There’s a big debate going on in Norway these days about Datalagringsdirektivet, the Norwegian implementation of the EU Data Retention Directive (2006/24/EF). Basically, the directive allows the police to have access to communication data for everyone. Who is talking to who, who sends mail to eachother, etc. etc.
Now, think about this. What the police gets here is a graph of people that are talking with each other. With a little bit of statistical analysis and the appliance of a couple graph clustering algorithms they can find groups of people that talk to each other regularly. Now, these groups might be called families, friends and such – but what if the clustering is of something more nefarious?
Imagine this scenario:
- The police gathers a huge database of communication patterns in Norway. Each act of communication creates a link between two phone numbers or IP addresses, and in sum all the links create a graph. All of the addresses and numbers might not be possible to link to a specific person, but many would, so the data would still be very useful. Data mining this graph would be very difficult – but luckily, there are ways of improving the situation.

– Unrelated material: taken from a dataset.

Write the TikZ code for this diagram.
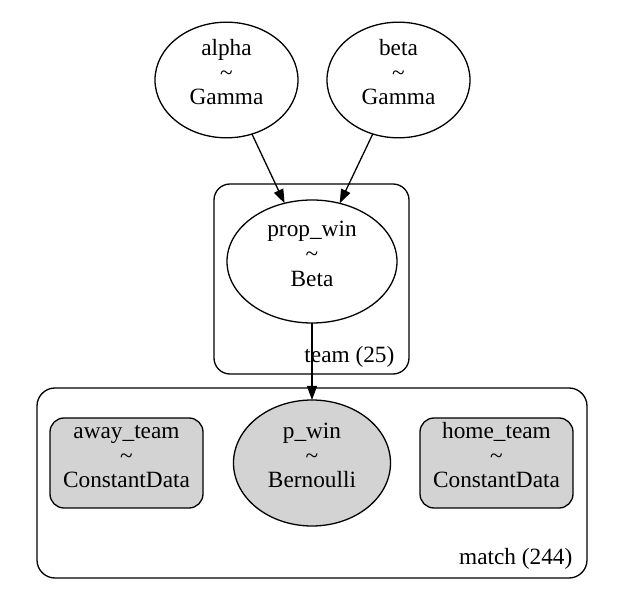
\documentclass[tikz,border=0pt]{standalone}
\usepackage{fontspec}
\setmainfont{Liberation Serif}
\usetikzlibrary{shapes.geometric,arrows.meta}
\newcommand{\vlbl}[2]{\rule{0pt}{16pt}#1\\\textasciitilde\\\rule[-16pt]{0pt}{16pt}#2}
\definecolor{obsgray}{RGB}{211,211,211}
\begin{document}
\begin{tikzpicture}[x=1pt,y=-1pt,
  font=\fontsize{23.3}{24.8}\selectfont,
  line width=1.3pt,
  >={Triangle[length=14pt,width=10pt]},
  rv/.style={ellipse, draw, inner sep=0pt, outer sep=0pt, align=center},
  obs/.style={fill=obsgray},
  datab/.style={rectangle, rounded corners=14pt, draw, fill=obsgray, inner sep=0pt, outer sep=0pt,
    minimum width=153pt, minimum height=90pt, align=center},
  plate/.style={rectangle, draw, inner sep=0pt, outer sep=0pt},
  platelbl/.style={anchor=base east, inner sep=0pt}]
\useasboundingbox (0,0) rectangle (625,604);
% plates
\node[plate, rounded corners=16pt, minimum width=195pt, minimum height=190pt] (team) at (311.5,279) {};
\node[plate, rounded corners=18pt, minimum width=550pt, minimum height=190pt] (match) at (312,483) {};
\node[platelbl] (teamlbl) at (395,363) {team (25)};
\node[platelbl] (matchlbl) at (573,565) {match (244)};
% nodes
\node[rv, minimum width=143pt, minimum height=115pt] (alpha) at (226.5,80) {\vlbl{alpha}{Gamma}};
\node[rv, minimum width=143pt, minimum height=115pt] (beta) at (398.5,80) {\vlbl{beta}{Gamma}};
\node[rv, minimum width=170pt, minimum height=123pt] (propwin) at (312,261.5) {\vlbl{prop\_win}{Beta}};
\node[rv, obs, minimum width=157pt, minimum height=126pt] (pwin) at (312,463) {\vlbl{p\_win}{Bernoulli}};
\node[datab] (away) at (126.5,463) {\vlbl{away\_team}{ConstantData}};
\node[datab] (home) at (496.5,463) {\vlbl{home\_team}{ConstantData}};
% edges
\draw[->] (alpha) -- (propwin);
\draw[->] (beta) -- (propwin);
\draw[->] (propwin) -- (pwin);
\end{tikzpicture}
\end{document}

- Then you look at subsets of the graph. Let’s assume the police have a list of known neo-nazis, so they take a closer look at what numbers these people are calling and then go down the chain (looking at the next number, finding which numbers that one is calling, and so on) and start looking for clustering.
- When you find some clusters, you do a little digging. Who are these people? A few lookups in the phone directory should work, and with some luck you might find a couple more people who the police already knows are neo-nazis. The clusters that have multiple “interesting” people in them are exactly what the police are looking for, and finding suspects suddenly became a lot easier.

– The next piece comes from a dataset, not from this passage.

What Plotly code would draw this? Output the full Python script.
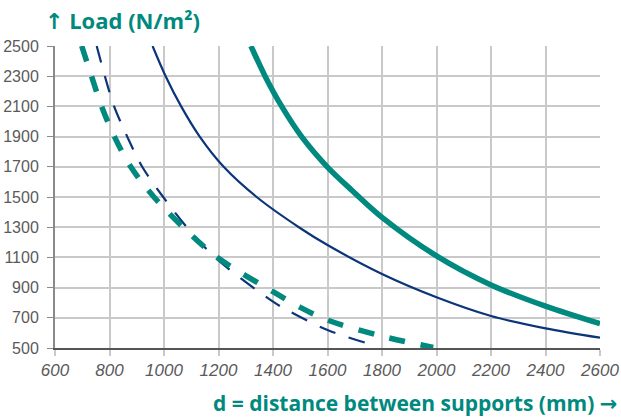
import plotly.graph_objects as go

TEAL = "#00897e"
NAVY = "#0b3579"

# Thick teal solid
teal_solid_x = [1319, 1371, 1432, 1505, 1599, 1689, 1800, 2000, 2200, 2400, 2600]
teal_solid_y = [2500, 2300, 2100, 1900, 1700, 1545, 1365, 1110, 918, 777, 661]

# Thin navy solid
navy_solid_x = [958, 1006, 1063, 1131, 1219, 1340, 1499, 1600, 1800, 2000, 2200, 2400, 2600]
navy_solid_y = [2500, 2300, 2100, 1900, 1700, 1500, 1295, 1182, 990, 836, 712, 630, 568]

# Thick teal dashed
teal_dash_x = [698, 734, 771, 818, 878, 963, 1100, 1200, 1400, 1500, 1600, 1800, 1988]
teal_dash_y = [2500, 2300, 2100, 1900, 1700, 1500, 1248, 1094, 873, 769, 685, 578, 504]

# Thin navy dashed
navy_dash_x = [753, 783, 817, 865, 920, 997, 1100, 1200, 1400, 1456, 1600, 1785]
navy_dash_y = [2500, 2300, 2100, 1900, 1700, 1500, 1265, 1080, 807, 747, 619, 510]

x_ticks = [600, 800, 1000, 1200, 1400, 1600, 1800, 2000, 2200, 2400, 2600]
y_ticks = [500, 700, 900, 1100, 1300, 1500, 1700, 1900, 2100, 2300, 2500]

SM = 0.9

fig = go.Figure()
fig.add_trace(go.Scatter(x=navy_dash_x, y=navy_dash_y, mode="lines",
                         line=dict(color=NAVY, width=2.2, dash="17px,14px", shape="spline", smoothing=SM),
                         hoverinfo="skip"))
fig.add_trace(go.Scatter(x=teal_dash_x, y=teal_dash_y, mode="lines",
                         line=dict(color=TEAL, width=5.5, dash="16px,16px", shape="spline", smoothing=SM),
                         hoverinfo="skip"))
fig.add_trace(go.Scatter(x=navy_solid_x, y=navy_solid_y, mode="lines",
                         line=dict(color=NAVY, width=2.2, shape="spline", smoothing=SM),
                         hoverinfo="skip"))
fig.add_trace(go.Scatter(x=teal_solid_x, y=teal_solid_y, mode="lines",
                         line=dict(color=TEAL, width=5.5, shape="spline", smoothing=SM),
                         hoverinfo="skip"))

fig.update_layout(
    width=621, height=418,
    margin=dict(l=55, r=21, t=46, b=70, autoexpand=False),
    paper_bgcolor="white", plot_bgcolor="white",
    showlegend=False,
    font=dict(family="Liberation Sans, Arial, sans-serif", color="#555555"),
    xaxis=dict(range=[600, 2600], tickvals=x_ticks, ticktext=[str(v) for v in x_ticks],
               automargin=False,
               showgrid=True, gridcolor="#c9c9c9", gridwidth=1.5,
               zeroline=False, showline=True, linecolor="#555555", linewidth=2,
               ticks="outside", ticklen=6, tickcolor="#c9c9c9", tickwidth=1.5,
               tickfont=dict(size=17, style="italic", color="#5a5a5a"),
               fixedrange=True),
    yaxis=dict(range=[500, 2500], tickvals=y_ticks, ticktext=[str(v) for v in y_ticks],
               automargin=False,
               showgrid=True, gridcolor="#c9c9c9", gridwidth=1.5,
               zeroline=False, showline=True, linecolor="#8a8a8a", linewidth=2,
               ticks="outside", ticklen=6, tickcolor="#8a8a8a", tickwidth=1.2,
               tickfont=dict(size=16, color="#5a5a5a"),
               ticklabelstandoff=5,
               fixedrange=True),
)

fig.add_annotation(xref="paper", yref="paper", x=0, y=1, xanchor="left", yanchor="bottom",
                   xshift=-12, yshift=9, showarrow=False,
                   text="<b><span style=\"font-family:'DejaVu Sans'\">↑</span> Load (N/m²)</b>",
                   font=dict(family="Open Sans, Roboto, sans-serif", size=22, color=TEAL))
fig.add_annotation(xref="paper", yref="paper", x=1, y=0, xanchor="right", yanchor="top",
                   xshift=19, yshift=-39, showarrow=False,
                   text="<b>d = distance between supports (mm) <span style=\"font-family:'DejaVu Sans'\">→</span></b>",
                   font=dict(family="Open Sans, Roboto, sans-serif", size=21, color=TEAL))

fig.write_html("out.html", config={"displayModeBar": False},
               post_script="document.body.style.margin='0px';")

- Now the interesting bit: What if there hasn’t been a crime? This data is still very useful! Pick any group of people that the population at large might distrust, and start looking for clusters that can be identified by it’s known members. And then, start looking for politicians within or near those groups.
- Let’s assume a politician has a friend with friends within one of those “bad” groups. That politician is now “one degree of separation” from someone “bad.” This piece of information can be useful! (Here’s a good place for being creative.)

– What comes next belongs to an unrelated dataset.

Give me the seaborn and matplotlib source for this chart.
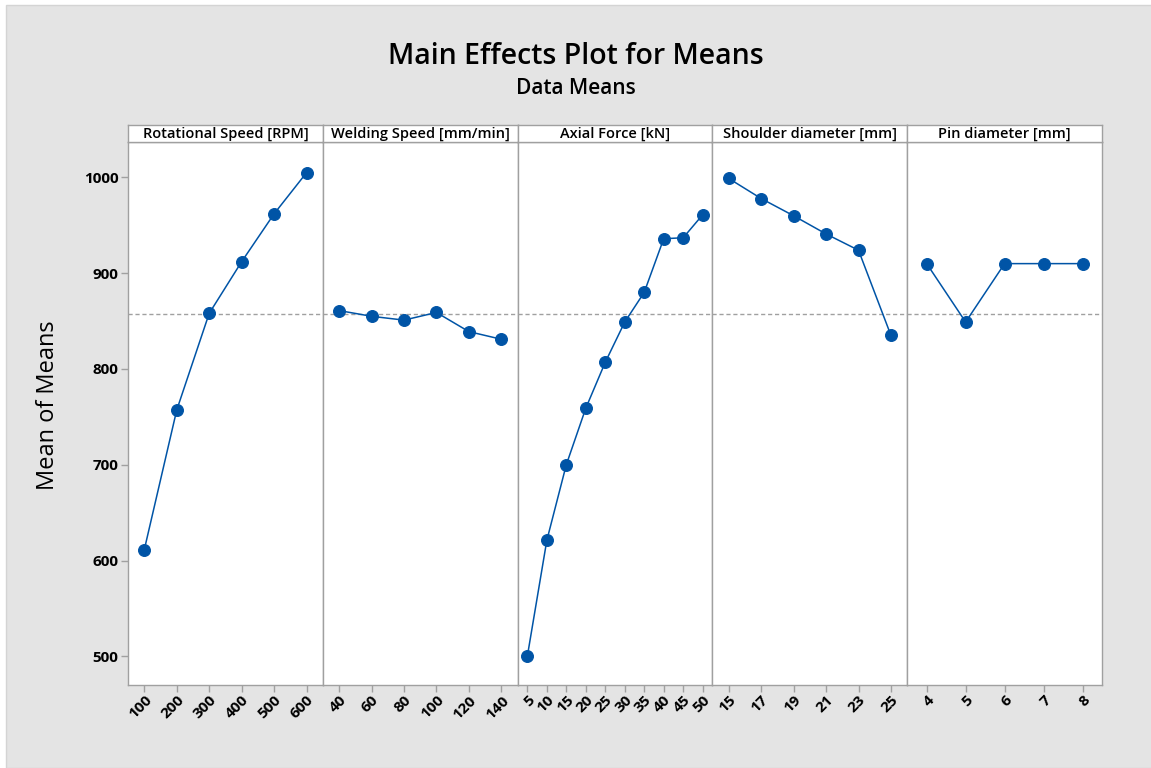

How in the world could information like this be used by the police? – Or for that matter, how could information like this be used by the database administrators? Or the data analysis people? Or anyone else that has access to the database? Easy: You send an anonymous letter to that politician, threatening to expose that link and thereby create a scandal that this politician might have to spend a year or two cleaning up – UNLESS that politician votes in a certain way at some legislation vote or budget meeting. Make sure to pick something where you can reap slow benefits from any secondary effects from that vote. Lather, rinse repeat.
With a little patience, anyone with access can get actual and real power. And what’s the politician to do? Call the police? Hahahahah! It’s so funny, that it’s sad.
No, the data retention directive is the first serious step towards a police state. Say bye-bye to your democracy, folks.